**Problem details**
Output the data word for word, dropping every image.

====== Available data

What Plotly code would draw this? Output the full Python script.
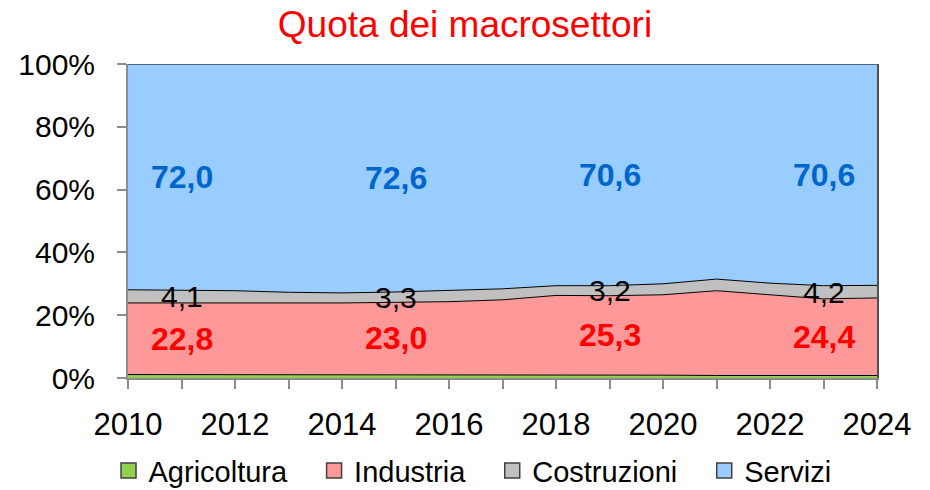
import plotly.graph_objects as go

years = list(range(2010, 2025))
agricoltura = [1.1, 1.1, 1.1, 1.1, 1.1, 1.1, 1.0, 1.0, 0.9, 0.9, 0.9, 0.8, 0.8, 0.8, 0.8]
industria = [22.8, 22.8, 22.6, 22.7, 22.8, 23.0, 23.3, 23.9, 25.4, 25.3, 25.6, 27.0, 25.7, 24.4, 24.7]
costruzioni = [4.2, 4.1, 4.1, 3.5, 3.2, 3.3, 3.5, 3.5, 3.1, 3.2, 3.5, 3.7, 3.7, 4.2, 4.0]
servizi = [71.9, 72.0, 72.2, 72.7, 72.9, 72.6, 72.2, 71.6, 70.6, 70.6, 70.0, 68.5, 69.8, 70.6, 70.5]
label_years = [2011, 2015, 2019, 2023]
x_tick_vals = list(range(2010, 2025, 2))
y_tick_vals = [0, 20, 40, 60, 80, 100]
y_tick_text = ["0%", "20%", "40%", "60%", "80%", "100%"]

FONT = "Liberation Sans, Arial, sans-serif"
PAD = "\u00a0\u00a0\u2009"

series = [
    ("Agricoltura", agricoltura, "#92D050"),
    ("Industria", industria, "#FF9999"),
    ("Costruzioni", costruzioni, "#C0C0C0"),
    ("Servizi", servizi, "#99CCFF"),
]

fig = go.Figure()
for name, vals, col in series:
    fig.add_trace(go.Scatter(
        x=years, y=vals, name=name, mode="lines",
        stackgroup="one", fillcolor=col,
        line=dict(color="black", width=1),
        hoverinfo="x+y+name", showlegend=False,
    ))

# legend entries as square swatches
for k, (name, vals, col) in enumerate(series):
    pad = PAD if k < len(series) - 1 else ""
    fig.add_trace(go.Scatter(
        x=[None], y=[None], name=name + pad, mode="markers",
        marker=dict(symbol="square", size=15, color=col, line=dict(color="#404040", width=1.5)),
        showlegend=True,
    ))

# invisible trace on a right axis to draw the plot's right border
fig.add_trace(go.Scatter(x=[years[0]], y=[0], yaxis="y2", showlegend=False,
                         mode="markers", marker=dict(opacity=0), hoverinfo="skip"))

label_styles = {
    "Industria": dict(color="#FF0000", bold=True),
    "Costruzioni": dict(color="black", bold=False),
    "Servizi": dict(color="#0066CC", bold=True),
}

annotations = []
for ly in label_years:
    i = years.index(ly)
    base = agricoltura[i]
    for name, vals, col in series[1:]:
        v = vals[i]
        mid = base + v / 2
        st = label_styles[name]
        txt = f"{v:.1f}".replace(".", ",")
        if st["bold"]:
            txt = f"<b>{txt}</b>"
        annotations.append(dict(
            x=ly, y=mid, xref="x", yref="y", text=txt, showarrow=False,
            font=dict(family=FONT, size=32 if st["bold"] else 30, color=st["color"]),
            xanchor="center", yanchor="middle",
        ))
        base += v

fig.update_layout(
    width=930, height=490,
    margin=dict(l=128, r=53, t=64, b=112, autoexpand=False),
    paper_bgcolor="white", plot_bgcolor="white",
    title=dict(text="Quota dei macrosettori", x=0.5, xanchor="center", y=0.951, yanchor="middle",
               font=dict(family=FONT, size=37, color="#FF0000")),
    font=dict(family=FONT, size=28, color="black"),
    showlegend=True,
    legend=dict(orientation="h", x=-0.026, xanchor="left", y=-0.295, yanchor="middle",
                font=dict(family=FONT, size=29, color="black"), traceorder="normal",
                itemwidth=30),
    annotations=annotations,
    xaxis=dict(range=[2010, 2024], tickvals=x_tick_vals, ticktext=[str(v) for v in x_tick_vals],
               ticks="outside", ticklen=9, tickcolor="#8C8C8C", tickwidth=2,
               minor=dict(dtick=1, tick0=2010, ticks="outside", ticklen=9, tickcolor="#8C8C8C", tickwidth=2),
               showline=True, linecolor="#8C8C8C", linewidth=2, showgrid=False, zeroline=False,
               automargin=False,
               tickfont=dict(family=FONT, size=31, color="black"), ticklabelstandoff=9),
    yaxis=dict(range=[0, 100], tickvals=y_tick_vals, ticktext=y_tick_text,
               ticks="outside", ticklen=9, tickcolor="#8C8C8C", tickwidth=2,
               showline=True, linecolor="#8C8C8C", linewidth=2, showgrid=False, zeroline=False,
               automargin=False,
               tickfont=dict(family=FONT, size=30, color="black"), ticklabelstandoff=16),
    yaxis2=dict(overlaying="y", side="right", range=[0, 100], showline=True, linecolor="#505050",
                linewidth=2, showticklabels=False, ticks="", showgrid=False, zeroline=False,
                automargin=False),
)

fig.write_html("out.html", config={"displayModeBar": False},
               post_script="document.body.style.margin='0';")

============

**Result of this task**
What Plotly code would draw this? Output the full Python script.
import plotly.graph_objects as go

years = list(range(2010, 2025))
agricoltura = [1.1, 1.1, 1.1, 1.1, 1.1, 1.1, 1.0, 1.0, 0.9, 0.9, 0.9, 0.8, 0.8, 0.8, 0.8]
industria = [22.8, 22.8, 22.6, 22.7, 22.8, 23.0, 23.3, 23.9, 25.4, 25.3, 25.6, 27.0, 25.7, 24.4, 24.7]
costruzioni = [4.2, 4.1, 4.1, 3.5, 3.2, 3.3, 3.5, 3.5, 3.1, 3.2, 3.5, 3.7, 3.7, 4.2, 4.0]
servizi = [71.9, 72.0, 72.2, 72.7, 72.9, 72.6, 72.2, 71.6, 70.6, 70.6, 70.0, 68.5, 69.8, 70.6, 70.5]
label_years = [2011, 2015, 2019, 2023]
x_tick_vals = list(range(2010, 2025, 2))
y_tick_vals = [0, 20, 40, 60, 80, 100]
y_tick_text = ["0%", "20%", "40%", "60%", "80%", "100%"]

FONT = "Liberation Sans, Arial, sans-serif"
PAD = "\u00a0\u00a0\u2009"

series = [
    ("Agricoltura", agricoltura, "#92D050"),
    ("Industria", industria, "#FF9999"),
    ("Costruzioni", costruzioni, "#C0C0C0"),
    ("Servizi", servizi, "#99CCFF"),
]

fig = go.Figure()
for name, vals, col in series:
    fig.add_trace(go.Scatter(
        x=years, y=vals, name=name, mode="lines",
        stackgroup="one", fillcolor=col,
        line=dict(color="black", width=1),
        hoverinfo="x+y+name", showlegend=False,
    ))

# legend entries as square swatches
for k, (name, vals, col) in enumerate(series):
    pad = PAD if k < len(series) - 1 else ""
    fig.add_trace(go.Scatter(
        x=[None], y=[None], name=name + pad, mode="markers",
        marker=dict(symbol="square", size=15, color=col, line=dict(color="#404040", width=1.5)),
        showlegend=True,
    ))

# invisible trace on a right axis to draw the plot's right border
fig.add_trace(go.Scatter(x=[years[0]], y=[0], yaxis="y2", showlegend=False,
                         mode="markers", marker=dict(opacity=0), hoverinfo="skip"))

label_styles = {
    "Industria": dict(color="#FF0000", bold=True),
    "Costruzioni": dict(color="black", bold=False),
    "Servizi": dict(color="#0066CC", bold=True),
}

annotations = []
for ly in label_years:
    i = years.index(ly)
    base = agricoltura[i]
    for name, vals, col in series[1:]:
        v = vals[i]
        mid = base + v / 2
        st = label_styles[name]
        txt = f"{v:.1f}".replace(".", ",")
        if st["bold"]:
            txt = f"<b>{txt}</b>"
        annotations.append(dict(
            x=ly, y=mid, xref="x", yref="y", text=txt, showarrow=False,
            font=dict(family=FONT, size=32 if st["bold"] else 30, color=st["color"]),
            xanchor="center", yanchor="middle",
        ))
        base += v

fig.update_layout(
    width=930, height=490,
    margin=dict(l=128, r=53, t=64, b=112, autoexpand=False),
    paper_bgcolor="white", plot_bgcolor="white",
    title=dict(text="Quota dei macrosettori", x=0.5, xanchor="center", y=0.951, yanchor="middle",
               font=dict(family=FONT, size=37, color="#FF0000")),
    font=dict(family=FONT, size=28, color="black"),
    showlegend=True,
    legend=dict(orientation="h", x=-0.026, xanchor="left", y=-0.295, yanchor="middle",
                font=dict(family=FONT, size=29, color="black"), traceorder="normal",
                itemwidth=30),
    annotations=annotations,
    xaxis=dict(range=[2010, 2024], tickvals=x_tick_vals, ticktext=[str(v) for v in x_tick_vals],
               ticks="outside", ticklen=9, tickcolor="#8C8C8C", tickwidth=2,
               minor=dict(dtick=1, tick0=2010, ticks="outside", ticklen=9, tickcolor="#8C8C8C", tickwidth=2),
               showline=True, linecolor="#8C8C8C", linewidth=2, showgrid=False, zeroline=False,
               automargin=False,
               tickfont=dict(family=FONT, size=31, color="black"), ticklabelstandoff=9),
    yaxis=dict(range=[0, 100], tickvals=y_tick_vals, ticktext=y_tick_text,
               ticks="outside", ticklen=9, tickcolor="#8C8C8C", tickwidth=2,
               showline=True, linecolor="#8C8C8C", linewidth=2, showgrid=False, zeroline=False,
               automargin=False,
               tickfont=dict(family=FONT, size=30, color="black"), ticklabelstandoff=16),
    yaxis2=dict(overlaying="y", side="right", range=[0, 100], showline=True, linecolor="#505050",
                linewidth=2, showticklabels=False, ticks="", showgrid=False, zeroline=False,
                automargin=False),
)

fig.write_html("out.html", config={"displayModeBar": False},
               post_script="document.body.style.margin='0';")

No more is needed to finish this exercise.